Selanjutnya Bhikkhu Sombat mengajak Bhikkhu Pannavaro, yang saat itu menjabat Sekretaris Jenderal (Sekjen) Sangha Theravāda Indonesia (STI), ke kantor PT. Agung Podomoro untuk menemui dirutnya yang akrab disapa dengan Pak Anton Haliman. Karena keterbatasan dana yang dimiliki, panitia pembangunan vihāra semula hanya berencana membeli lahan seluas seribu meter persegi. Namun setelah bertemu dengan Pak Anton, ia menganjurkan agar panitia membeli satu blok yang luasnya sekitar satu hektar. Ketika mengetahui keterbatasan dana panitia tersebut, Pak Anton berkata akan membantu jika panitia berhasil mendapatkan ijin mendirikan vihāra dari Gubernur DKI Jakarta.

Mungkin karena sudah matang, terlebih lagi waktu itu daerah tersebut masih dipenuhi rawa dan ilalang tinggi, maka ijin mendirikan vihāra relatif mudah diperoleh. Ketika bertemu kembali dengan Pak Anton, ia meminta panitia membuat surat resmi kepada Komisaris PT. Agung Podomoro. Surat tersebut segera dibuat dan ditandatangani oleh Bhikkhu Pannavaro selaku Sekjen STI. Tidak lama berselang, surat balasan dari PT. Agung Podomoro pun diterima. Surat jawaban resmi yang ditandatangani oleh Anton Haliman selaku Direktur Utama dan Imam Soekotjo selaku Presiden Komisaris tersebut menyatakan PT. Agung Podomoro memberikan ijin prinsip penyerahan lahan untuk pembangunan vihāra seluas 8.640 m2 (setelah dikurangi untuk sarana jalan dan lahan hijau sesuai permintaan Kota Praja).

Yayasan VJDJ mengemban amanat untuk mendirikan sebuah vihāra menurut tradisi Buddhis yang masih berlaku.

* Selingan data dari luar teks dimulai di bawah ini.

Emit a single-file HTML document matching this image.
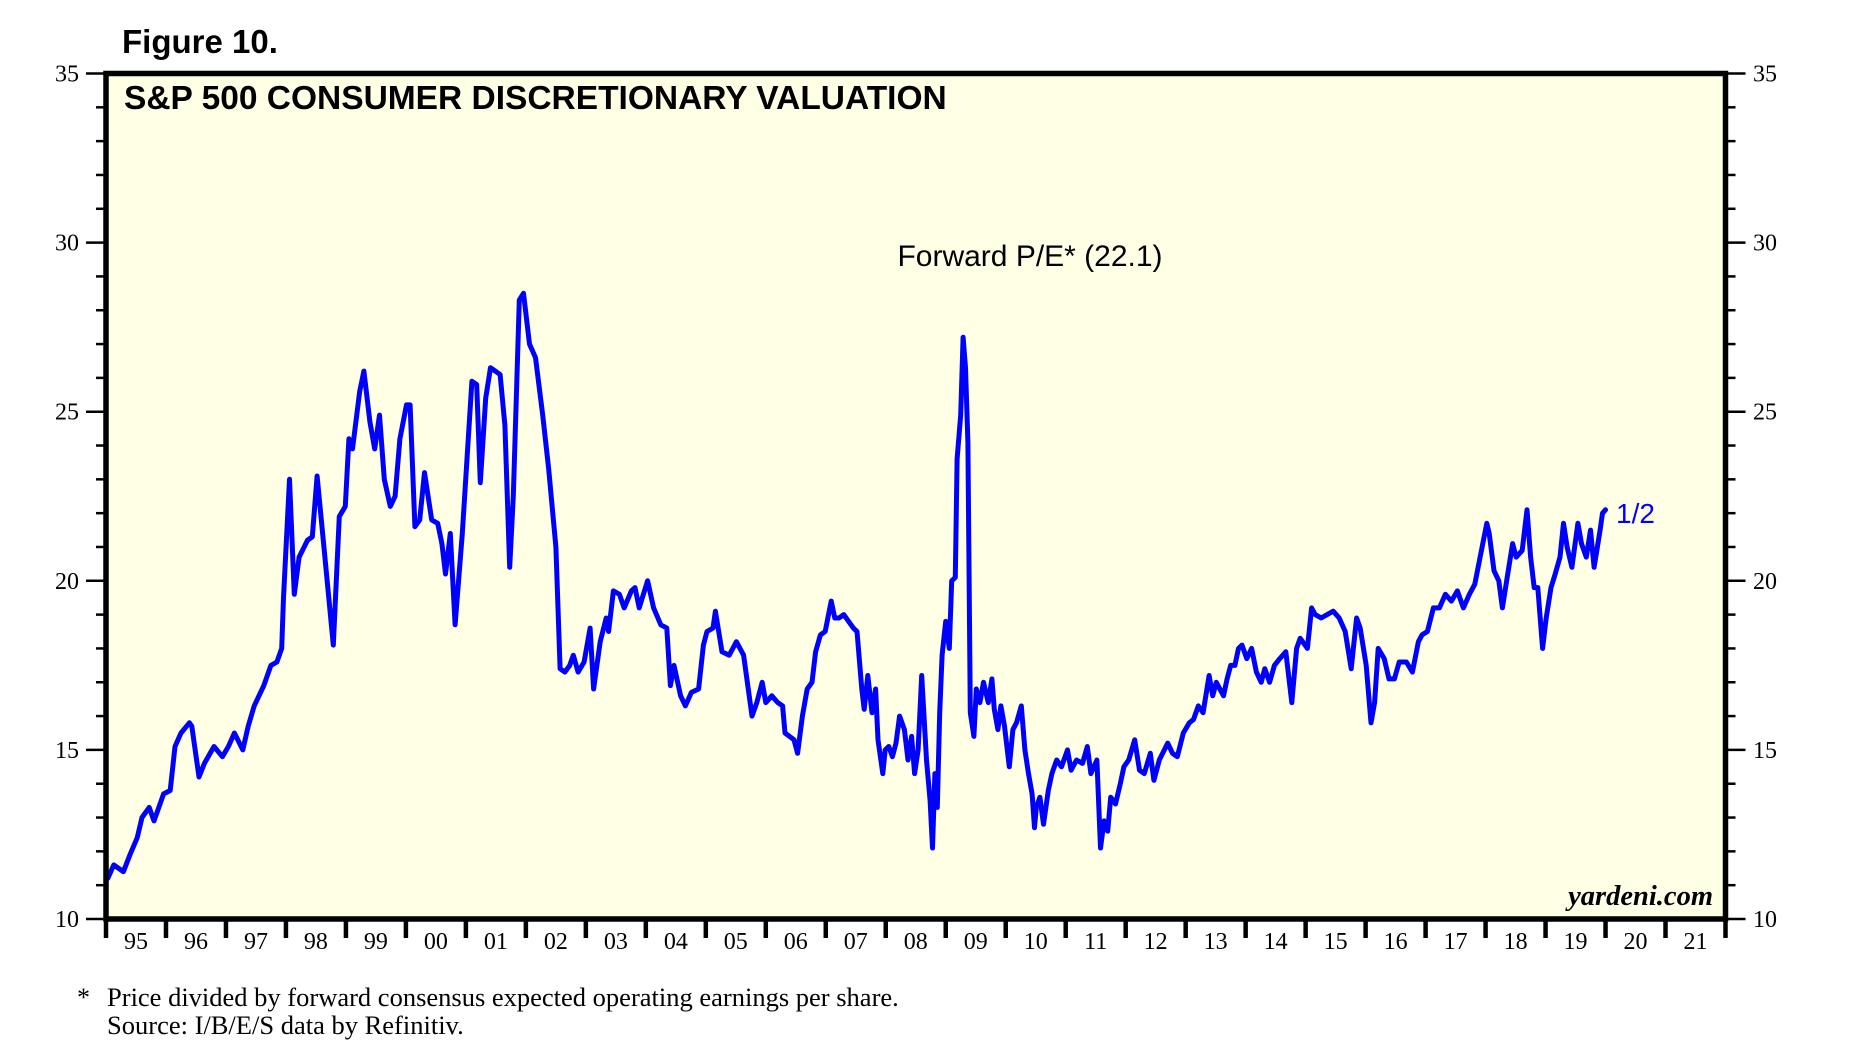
<!DOCTYPE html>
<html><head><meta charset="utf-8">
<style>
html,body{margin:0;padding:0;background:#fff;}
svg{display:block;}
</style></head>
<body>
<svg id="chart" xmlns="http://www.w3.org/2000/svg" width="1851" height="1056" viewBox="0 0 1851 1056">
  <text x="122" y="53" font-family="Liberation Sans, sans-serif" font-weight="bold" font-size="33" fill="#000">Figure 10.</text>
  <rect x="106" y="73.5" width="1619.5" height="845.5" fill="#FFFFE6"/>
  <g id="yticks"></g>
  <g id="xticks"></g>
  <polyline id="series" fill="none" stroke="#0000FF" stroke-width="5" stroke-linejoin="round" stroke-linecap="round"/>
  <rect x="106" y="73.5" width="1619.5" height="845.5" fill="none" stroke="#000" stroke-width="5.5"/>
  <text x="124" y="109" font-family="Liberation Sans, sans-serif" font-weight="bold" font-size="33.5" fill="#000">S&amp;P 500 CONSUMER DISCRETIONARY VALUATION</text>
  <text x="1030" y="266" text-anchor="middle" font-family="Liberation Sans, sans-serif" font-size="30" fill="#000">Forward P/E* (22.1)</text>
  <text x="1616" y="523" font-family="Liberation Sans, sans-serif" font-size="28" fill="#0000FF">1/2</text>
  <text x="1713" y="905" text-anchor="end" font-family="Liberation Serif, serif" font-style="italic" font-weight="bold" font-size="28.5" fill="#000">yardeni.com</text>
  <text x="77" y="1006" font-family="Liberation Serif, serif" font-size="26" fill="#000">*</text>
  <text x="107" y="1006" font-family="Liberation Serif, serif" font-size="26.5" fill="#000">Price divided by forward consensus expected operating earnings per share.</text>
  <text x="107" y="1034" font-family="Liberation Serif, serif" font-size="26.5" fill="#000">Source: I/B/E/S data by Refinitiv.</text>
</svg>
<script>
const yearLabels = ["95","96","97","98","99","00","01","02","03","04","05","06","07","08","09","10","11","12","13","14","15","16","17","18","19","20","21"];
const yTickValues = [10,15,20,25,30,35];
const dates = [1995.03,1995.13,1995.29,1995.40,1995.52,1995.60,1995.72,1995.80,1995.96,1996.07,1996.15,1996.25,1996.39,1996.43,1996.55,1996.64,1996.80,1996.94,1997.04,1997.14,1997.28,1997.37,1997.47,1997.63,1997.75,1997.85,1997.93,1997.96,1998.06,1998.14,1998.22,1998.36,1998.44,1998.52,1998.65,1998.79,1998.89,1998.99,1999.05,1999.11,1999.23,1999.30,1999.40,1999.48,1999.56,1999.64,1999.74,1999.82,1999.90,2000.01,2000.07,2000.15,2000.23,2000.31,2000.43,2000.53,2000.60,2000.66,2000.74,2000.82,2000.94,2001.10,2001.18,2001.24,2001.33,2001.41,2001.57,2001.65,2001.73,2001.79,2001.89,2001.96,2002.06,2002.16,2002.28,2002.38,2002.50,2002.57,2002.65,2002.73,2002.79,2002.87,2002.97,2003.07,2003.13,2003.24,2003.34,2003.38,2003.46,2003.56,2003.64,2003.76,2003.82,2003.89,2004.03,2004.13,2004.25,2004.35,2004.41,2004.47,2004.58,2004.66,2004.76,2004.88,2004.96,2005.02,2005.12,2005.16,2005.27,2005.39,2005.51,2005.63,2005.77,2005.85,2005.94,2006.00,2006.10,2006.20,2006.28,2006.32,2006.47,2006.53,2006.61,2006.69,2006.77,2006.83,2006.91,2006.99,2007.09,2007.15,2007.22,2007.30,2007.38,2007.46,2007.52,2007.60,2007.64,2007.70,2007.77,2007.83,2007.87,2007.95,2007.99,2008.05,2008.11,2008.17,2008.23,2008.31,2008.37,2008.43,2008.48,2008.54,2008.60,2008.68,2008.74,2008.78,2008.82,2008.86,2008.90,2008.94,2009.00,2009.06,2009.10,2009.16,2009.19,2009.25,2009.29,2009.33,2009.37,2009.41,2009.47,2009.51,2009.57,2009.63,2009.71,2009.77,2009.81,2009.87,2009.92,2009.98,2010.06,2010.12,2010.18,2010.26,2010.32,2010.38,2010.44,2010.48,2010.51,2010.57,2010.63,2010.71,2010.77,2010.85,2010.93,2011.03,2011.09,2011.18,2011.28,2011.36,2011.42,2011.52,2011.58,2011.64,2011.70,2011.75,2011.83,2011.91,2011.97,2012.05,2012.15,2012.23,2012.31,2012.41,2012.47,2012.56,2012.70,2012.78,2012.86,2012.96,2013.06,2013.13,2013.21,2013.29,2013.39,2013.45,2013.51,2013.63,2013.69,2013.75,2013.82,2013.88,2013.94,2014.02,2014.10,2014.18,2014.26,2014.32,2014.40,2014.48,2014.57,2014.67,2014.77,2014.85,2014.91,2015.03,2015.10,2015.16,2015.26,2015.36,2015.46,2015.56,2015.66,2015.76,2015.85,2015.91,2016.01,2016.09,2016.15,2016.21,2016.31,2016.39,2016.48,2016.56,2016.68,2016.78,2016.88,2016.94,2017.03,2017.13,2017.23,2017.33,2017.43,2017.53,2017.63,2017.73,2017.82,2017.92,2018.02,2018.06,2018.14,2018.22,2018.28,2018.36,2018.45,2018.51,2018.61,2018.69,2018.75,2018.81,2018.87,2018.95,2019.01,2019.09,2019.16,2019.24,2019.30,2019.36,2019.44,2019.54,2019.60,2019.68,2019.75,2019.81,2019.91,2019.95,2020.00];
const peValues = [11.2,11.6,11.4,11.9,12.4,13.0,13.3,12.9,13.7,13.8,15.1,15.5,15.8,15.7,14.2,14.6,15.1,14.8,15.1,15.5,15.0,15.7,16.3,16.9,17.5,17.6,18.0,19.5,23.0,19.6,20.7,21.2,21.3,23.1,20.7,18.1,21.9,22.2,24.2,23.9,25.6,26.2,24.7,23.9,24.9,23.0,22.2,22.5,24.2,25.2,25.2,21.6,21.8,23.2,21.8,21.7,21.1,20.2,21.4,18.7,21.4,25.9,25.8,22.9,25.4,26.3,26.1,24.6,20.4,22.5,28.3,28.5,27.0,26.6,24.9,23.3,21.0,17.4,17.3,17.5,17.8,17.3,17.6,18.6,16.8,18.2,18.9,18.5,19.7,19.6,19.2,19.7,19.8,19.2,20.0,19.2,18.7,18.6,16.9,17.5,16.6,16.3,16.7,16.8,18.1,18.5,18.6,19.1,17.9,17.8,18.2,17.8,16.0,16.4,17.0,16.4,16.6,16.4,16.3,15.5,15.3,14.9,16.0,16.8,17.0,17.9,18.4,18.5,19.4,18.9,18.9,19.0,18.8,18.6,18.5,16.8,16.2,17.2,16.1,16.8,15.3,14.3,15.0,15.1,14.8,15.2,16.0,15.6,14.7,15.4,14.3,15.0,17.2,14.7,13.5,12.1,14.3,13.3,16.1,17.8,18.8,18.0,20.0,20.1,23.6,24.9,27.2,26.3,24.1,16.1,15.4,16.8,16.4,17.0,16.4,17.1,16.2,15.6,16.3,15.7,14.5,15.6,15.8,16.3,15.0,14.3,13.7,12.7,13.3,13.6,12.8,13.8,14.3,14.7,14.5,15.0,14.4,14.7,14.6,15.1,14.3,14.7,12.1,12.9,12.6,13.6,13.4,14.0,14.5,14.7,15.3,14.4,14.3,14.9,14.1,14.7,15.2,14.9,14.8,15.5,15.8,15.9,16.3,16.1,17.2,16.6,17.0,16.6,17.1,17.5,17.5,18.0,18.1,17.7,18.0,17.3,17.0,17.4,17.0,17.5,17.7,17.9,16.4,18.0,18.3,18.0,19.2,19.0,18.9,19.0,19.1,18.9,18.5,17.4,18.9,18.6,17.5,15.8,16.4,18.0,17.7,17.1,17.1,17.6,17.6,17.3,18.2,18.4,18.5,19.2,19.2,19.6,19.4,19.7,19.2,19.6,19.9,20.8,21.7,21.4,20.3,20.0,19.2,20.1,21.1,20.7,20.9,22.1,20.7,19.8,19.8,18.0,18.9,19.8,20.2,20.7,21.7,21.0,20.4,21.7,21.1,20.7,21.5,20.4,21.5,22.0,22.1];

const NS = "http://www.w3.org/2000/svg";
const X0 = 106, X1 = 1725.5, Y0 = 919, Y1 = 73.5;
const T0 = 1995, T1 = 2022, V0 = 10, V1 = 35;
function xScale(t){ return X0 + (t - T0) / (T1 - T0) * (X1 - X0); }
function yScale(v){ return Y0 - (v - V0) / (V1 - V0) * (Y0 - Y1); }
function mk(tag, attrs){ const e = document.createElementNS(NS, tag); for (const k in attrs) e.setAttribute(k, attrs[k]); return e; }

const yg = document.getElementById('yticks');
for (let v = V0; v <= V1; v++) {
  const major = yTickValues.includes(v);
  const y = yScale(v);
  const l = mk('line', {x1: X0 - (major ? 20 : 10), x2: X0, y1: y, y2: y, stroke: '#000', 'stroke-width': 2.5});
  
  
  yg.appendChild(l);
  const r = mk('line', {x1: X1, x2: X1 + (major ? 20 : 10), y1: y, y2: y, stroke: '#000', 'stroke-width': 2.5});
  
  
  yg.appendChild(r);
  if (major) {
    const tl = mk('text', {x: 79, y: y + 8, 'text-anchor': 'end', 'font-family': 'Liberation Serif, serif', 'font-size': 24, fill: '#000'});
    tl.textContent = v;
    
    
    yg.appendChild(tl);
    const tr = mk('text', {x: 1753, y: y + 8, 'font-family': 'Liberation Serif, serif', 'font-size': 24, fill: '#000'});
    tr.textContent = v;
    
    
    yg.appendChild(tr);
  }
}

const xg = document.getElementById('xticks');
for (let i = 0; i <= yearLabels.length; i++) {
  const x = xScale(T0 + i);
  const t = mk('line', {x1: x, x2: x, y1: Y0, y2: 938, stroke: '#000', 'stroke-width': 4.5});
  
  
  xg.appendChild(t);
}
yearLabels.forEach((lab, i) => {
  const x = xScale(T0 + i + 0.5);
  const t = mk('text', {x: x, y: 949, 'text-anchor': 'middle', 'font-family': 'Liberation Serif, serif', 'font-size': 24, fill: '#000'});
  t.textContent = lab;
  
  
  xg.appendChild(t);
});

const pts = dates.map((d, i) => xScale(d).toFixed(1) + ',' + yScale(peValues[i]).toFixed(1)).join(' ');
document.getElementById('series').setAttribute('points', pts);
</script>
</body></html>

Menurut tradisi Buddhis, vihāra bukanlah sekedar tempat ibadah-pemujaan, tetapi juga merupakan forum sosial umat. Dalam kompleks vihāra terdapat sarana pendidikan, perawatan orang sakit atau jompo, anak terlantar, balai pertemuan, museum benda kebudayaan, dan sarana prasarana lain untuk kesejahteraan masyarakat. Yayasan VJDJ akan membangun kompleks vihāra sesuai kemampuan dan luas lahan yang tersedia, serta memenuhi syarat yang layak sebagai vihāra di ibukota Republik Indonesia.

Bhikkhu Sombat terjun langsung mengawasi proses pembangunan VJDJ siang dan malam. Beliau tinggal di sebuah bedeng di dalam lokasi pembangunan vihāra. Prasarana pertama yang dibangun dalam kompleks VJDJ adalah Simā atau Uposathāgāra (Gedung Uposatha).

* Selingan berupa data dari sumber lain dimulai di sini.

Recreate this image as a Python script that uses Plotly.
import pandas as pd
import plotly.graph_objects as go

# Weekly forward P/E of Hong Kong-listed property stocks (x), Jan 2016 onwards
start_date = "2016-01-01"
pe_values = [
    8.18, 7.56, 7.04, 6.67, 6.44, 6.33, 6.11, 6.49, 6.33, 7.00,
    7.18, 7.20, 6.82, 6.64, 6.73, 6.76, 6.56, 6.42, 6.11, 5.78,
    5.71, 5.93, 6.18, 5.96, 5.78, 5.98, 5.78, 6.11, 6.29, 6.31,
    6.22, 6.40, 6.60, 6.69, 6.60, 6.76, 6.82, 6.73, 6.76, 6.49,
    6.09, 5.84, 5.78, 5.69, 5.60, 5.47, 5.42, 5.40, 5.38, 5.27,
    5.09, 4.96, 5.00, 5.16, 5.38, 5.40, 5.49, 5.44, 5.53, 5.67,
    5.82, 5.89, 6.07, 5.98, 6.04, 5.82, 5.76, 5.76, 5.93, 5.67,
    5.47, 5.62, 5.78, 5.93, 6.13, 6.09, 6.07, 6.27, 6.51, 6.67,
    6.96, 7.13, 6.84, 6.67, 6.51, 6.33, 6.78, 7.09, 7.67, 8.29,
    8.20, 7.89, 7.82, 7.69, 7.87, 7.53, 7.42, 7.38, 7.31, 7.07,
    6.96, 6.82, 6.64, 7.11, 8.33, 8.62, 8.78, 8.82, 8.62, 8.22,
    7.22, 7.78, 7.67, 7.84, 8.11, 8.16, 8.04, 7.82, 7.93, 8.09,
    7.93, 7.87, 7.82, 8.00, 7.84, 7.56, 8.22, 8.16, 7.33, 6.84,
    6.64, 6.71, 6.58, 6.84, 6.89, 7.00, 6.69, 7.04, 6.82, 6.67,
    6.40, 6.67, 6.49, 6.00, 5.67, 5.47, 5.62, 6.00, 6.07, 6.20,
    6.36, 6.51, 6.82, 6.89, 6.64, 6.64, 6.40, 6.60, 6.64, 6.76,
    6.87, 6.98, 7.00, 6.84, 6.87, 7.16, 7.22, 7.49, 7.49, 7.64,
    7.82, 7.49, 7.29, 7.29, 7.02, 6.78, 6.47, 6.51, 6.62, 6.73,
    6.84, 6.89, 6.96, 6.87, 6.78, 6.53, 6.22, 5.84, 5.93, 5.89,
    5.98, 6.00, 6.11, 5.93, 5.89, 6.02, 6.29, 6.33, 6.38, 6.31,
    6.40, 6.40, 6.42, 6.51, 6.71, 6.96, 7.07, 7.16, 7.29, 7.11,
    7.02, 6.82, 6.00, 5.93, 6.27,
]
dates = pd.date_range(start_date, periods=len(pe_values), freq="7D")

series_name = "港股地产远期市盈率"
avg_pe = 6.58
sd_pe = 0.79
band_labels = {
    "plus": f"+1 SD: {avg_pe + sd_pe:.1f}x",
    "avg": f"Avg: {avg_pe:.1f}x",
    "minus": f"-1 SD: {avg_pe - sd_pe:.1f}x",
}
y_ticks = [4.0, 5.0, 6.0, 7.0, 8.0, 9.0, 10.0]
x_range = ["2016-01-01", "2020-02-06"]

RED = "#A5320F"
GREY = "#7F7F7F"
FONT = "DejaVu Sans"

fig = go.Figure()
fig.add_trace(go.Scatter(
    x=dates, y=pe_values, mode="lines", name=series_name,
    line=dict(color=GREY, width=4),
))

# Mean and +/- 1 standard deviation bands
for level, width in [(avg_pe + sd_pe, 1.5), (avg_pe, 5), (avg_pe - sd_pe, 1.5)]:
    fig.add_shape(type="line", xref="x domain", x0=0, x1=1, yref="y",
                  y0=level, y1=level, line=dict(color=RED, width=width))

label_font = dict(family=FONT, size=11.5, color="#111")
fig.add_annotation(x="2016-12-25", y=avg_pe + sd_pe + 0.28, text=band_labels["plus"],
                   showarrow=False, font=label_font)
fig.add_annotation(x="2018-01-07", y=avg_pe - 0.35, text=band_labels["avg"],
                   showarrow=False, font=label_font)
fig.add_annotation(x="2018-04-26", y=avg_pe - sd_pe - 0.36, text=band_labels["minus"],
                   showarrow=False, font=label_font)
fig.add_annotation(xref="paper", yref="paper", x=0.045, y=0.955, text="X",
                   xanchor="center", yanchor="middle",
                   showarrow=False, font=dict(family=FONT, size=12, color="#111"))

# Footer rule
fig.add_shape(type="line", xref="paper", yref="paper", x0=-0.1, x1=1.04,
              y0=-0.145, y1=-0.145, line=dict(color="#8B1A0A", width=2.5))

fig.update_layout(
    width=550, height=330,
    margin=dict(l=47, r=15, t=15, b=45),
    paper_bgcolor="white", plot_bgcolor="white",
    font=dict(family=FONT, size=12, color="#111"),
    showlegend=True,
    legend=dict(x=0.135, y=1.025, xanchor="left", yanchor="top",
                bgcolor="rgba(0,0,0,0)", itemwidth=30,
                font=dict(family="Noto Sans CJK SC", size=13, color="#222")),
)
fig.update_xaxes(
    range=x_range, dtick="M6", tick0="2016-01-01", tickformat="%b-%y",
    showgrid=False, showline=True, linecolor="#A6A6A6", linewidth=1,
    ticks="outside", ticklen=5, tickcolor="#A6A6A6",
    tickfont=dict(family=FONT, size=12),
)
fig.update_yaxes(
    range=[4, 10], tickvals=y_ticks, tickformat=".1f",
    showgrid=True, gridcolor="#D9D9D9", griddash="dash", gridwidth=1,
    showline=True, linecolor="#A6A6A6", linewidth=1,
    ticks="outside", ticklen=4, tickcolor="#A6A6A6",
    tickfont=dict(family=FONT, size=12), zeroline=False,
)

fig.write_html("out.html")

Perjalanan Vihara Jakarta Dhammacakka Jaya sampai sekarang ini mewarnai perkembangan Buddha Dhamma di Indonesia, terutama di Jakarta dan sekitarnya Pada saat awal peresmian Vihara Jakarta Dhammacakka Jaya pada tanggal 24 Agustus 1985, umat yang datang ke vihara masih sedikit, sekarang setelah 25 tahun kemudian, vihara tidak dapat lagi menampung umat yang ingin melakukan puja bakti dan mempunyai kegiatan yang beragam, baik untuk anak-anak hingga manula. Dengan berbagai pertimbangan, akhirnya diputuskan untuk merencanakan pembangunan gedung berlantai 8 yang berlokasi di belakang Uposathagara. Gedung ini direncanakan untuk menampung kegiatan umat yang bertambah banyak terutama untuk anak sekolah minggu dan kegiatan remaja dan pemuda yang menjadi generasi penerus kita. Semoga pembangunan gedung ini dapat segera terwujud dengan dukungan dari berbagai pihak sehingga dapat memenuhi kegiatan vihara yang semakin tinggi untuk kepentingan semua umat.